In France, the national ecosystem for research data is called Recherche Data Gouv. Launched in 2022, it provides to researchers a generalist data repository and a network of research data management support services, deployed throughout the country. Sharing research data is thus strongly encouraged and facilitated by the implementation of this infrastructure. It is also recommended that software be deposited in HAL (our national open archive for publications) and in Software Heritage. Funding bodies such as the Agence Nationale de la Recherche (French National Research Agency) require funded projects to share not only publications but also data and software whenever possible. This is also included in many roadmaps and recommendations from higher education and research establishments, such as my own university, the Université de Lorraine. These incentives have already borne fruit, with an increase in the number of datasets shared over the years. However this will continue only if these citations and impact are genuinely taken into account in the individual assessment of researchers can the situation change radically.
I note the newly launched OSMI working group, “Shared resources and infrastructure to analyze scholarly outputs”. What do you hope to achieve via this group? What can the community do to support this work?

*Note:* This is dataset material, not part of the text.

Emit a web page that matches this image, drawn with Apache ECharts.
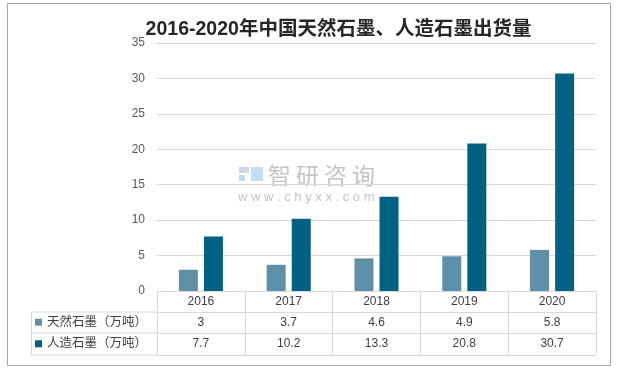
<!DOCTYPE html>
<html><head><meta charset="utf-8">
<script src="https://cdn.jsdelivr.net/npm/echarts@6/dist/echarts.min.js"></script>
<style>html,body{margin:0;padding:0;background:#fff}#c{width:617px;height:369px}</style>
</head><body><div id="c"></div>
<script>
var titleText = '2016-2020年中国天然石墨、人造石墨出货量';
var years = ['2016', '2017', '2018', '2019', '2020'];
var seriesNames = ['天然石墨（万吨）', '人造石墨（万吨）'];
var natural = [3, 3.7, 4.6, 4.9, 5.8];
var artificial = [7.7, 10.2, 13.3, 20.8, 30.7];
var yTicks = [0, 5, 10, 15, 20, 25, 30, 35];

var FONT = '"Liberation Sans","Noto Sans CJK SC",sans-serif';
var C1 = '#5E91A8', C2 = '#006282', LINE = '#d9d9d9', TXT = '#404040';

var chart = echarts.init(document.getElementById('c'), null, {renderer: 'canvas'});
var tableAxis = function (data, offset, showLabel) {
  return {
    type: 'category', data: data, position: 'bottom', offset: offset, gridIndex: 0,
    axisLine: {show: true, lineStyle: {color: LINE, width: 1}},
    axisTick: {show: false},
    axisLabel: {show: showLabel, interval: 0, margin: 5, color: TXT, fontSize: 12, fontFamily: FONT},
    splitLine: {show: false}
  };
};
var legendItem = function (name, top) {
  return {
    data: [name], left: 35, top: top, orient: 'vertical', padding: 0,
    icon: 'rect', itemWidth: 7, itemHeight: 7, itemGap: 5, selectedMode: false,
    textStyle: {color: TXT, fontSize: 12.5, fontFamily: FONT}
  };
};
var wmChars = '智研咨询'.split('').map(function (ch, i) {
  return {type: 'text', style: {text: ch, x: 268 + i * 28, y: 175.5, textVerticalAlign: 'middle', fontSize: 23, fill: '#c4c4c4', fontFamily: '"Noto Sans CJK SC",sans-serif'}};
});
chart.setOption({
  animation: false,
  title: {
    text: titleText, left: 338.5, top: 20, padding: 0, textAlign: 'center',
    textStyle: {fontSize: 19.5, fontWeight: 'bold', color: '#262626', fontFamily: FONT}
  },
  legend: [legendItem(seriesNames[0], 316), legendItem(seriesNames[1], 337.5)],
  grid: {left: 157, right: 21, top: 43, bottom: 78, containLabel: false},
  xAxis: [
    {
      type: 'category', data: years, position: 'bottom',
      axisLine: {show: true, lineStyle: {color: LINE, width: 1}},
      axisTick: {show: true, interval: 0, length: 64, lineStyle: {color: LINE, width: 1}},
      axisLabel: {interval: 0, margin: 5, color: TXT, fontSize: 12, fontFamily: FONT},
      splitLine: {show: false}
    },
    tableAxis(natural.map(String), 21, true),
    tableAxis(artificial.map(String), 42, true),
    tableAxis(years, 64, false)
  ],
  yAxis: {
    type: 'value', min: yTicks[0], max: yTicks[yTicks.length - 1], interval: 5,
    axisLine: {show: false}, axisTick: {show: false},
    axisLabel: {color: '#595959', fontSize: 12, margin: 12, fontFamily: FONT},
    splitLine: {lineStyle: {color: LINE, width: 1}}
  },
  series: [
    {name: seriesNames[0], type: 'bar', data: natural, xAxisIndex: 0, barWidth: 19, barGap: '32%', itemStyle: {color: C1}},
    {name: seriesNames[1], type: 'bar', data: artificial, xAxisIndex: 0, barWidth: 19, barGap: '32%', itemStyle: {color: C2}}
  ],
  graphic: [
    {type: 'rect', shape: {x: 7.5, y: 3.5, width: 603, height: 362}, style: {fill: 'none', stroke: '#a6a6a6', lineWidth: 1}, silent: true, z: -1},
    {type: 'line', shape: {x1: 31.5, y1: 312, x2: 157, y2: 312}, style: {stroke: LINE, lineWidth: 1}},
    {type: 'line', shape: {x1: 31.5, y1: 333, x2: 157, y2: 333}, style: {stroke: LINE, lineWidth: 1}},
    {type: 'line', shape: {x1: 31.5, y1: 355, x2: 157, y2: 355}, style: {stroke: LINE, lineWidth: 1}},
    {type: 'line', shape: {x1: 31.5, y1: 312, x2: 31.5, y2: 355}, style: {stroke: LINE, lineWidth: 1}},
    {type: 'group', z: -1, children: [
      {type: 'rect', shape: {x: 239, y: 167, width: 10, height: 6}, style: {fill: '#c9d6ea'}},
      {type: 'rect', shape: {x: 239, y: 175, width: 6, height: 6}, style: {fill: '#c9d6ea'}},
      {type: 'rect', shape: {x: 251, y: 167, width: 12, height: 14}, style: {fill: '#bfe0f2'}},
      {type: 'text', style: {text: 'w w w . c h y x x . c o m', x: 238, y: 197, textVerticalAlign: 'middle', fontSize: 13, fill: '#c4c4c4', fontFamily: FONT}}
    ].concat(wmChars)}
  ]
});
</script></body></html>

This working group is co-chaired by Pragya Chaube (Open Science South Asia Network and CODATA Connect) and Cristina Huidiu (Wageningen University and Research). It aims to develop a collective framework for extracting and sharing essential metadata from scientific publications, such as author affiliation, data use, software sharing, funding, etc. Its main objectives are to foster the use of state-of-the-art open source tools for extracting information from full text; encourage the sharing of the extracted metadata within a framework consistent with full-text access licenses and meet the considerable computing and storage requirements via resource pooling mechanisms. Building open and trusted AI tools for full-text analysis is a major challenge. The community is more than welcome to join the working group, which has just started, and share ideas to fulfill these goals. Those who are interested in engaging are welcome to reach out.
Later this summer, the OSMI will be hosting a two-day meeting in Paris — and virtually — on July 7-8, 2025. Everyone is encouraged to continue to follow the work of the OSMI and its working groups. If scholarly communications is going to extend beyond traditional content distribution models, such as articles, there will need to be greater recognition of researchers work to motivate data sharing. OSMI and FOSM are both driving recognition for open data sharing. They are also highlighting the challenges that currently exist in processing these assessment metrics.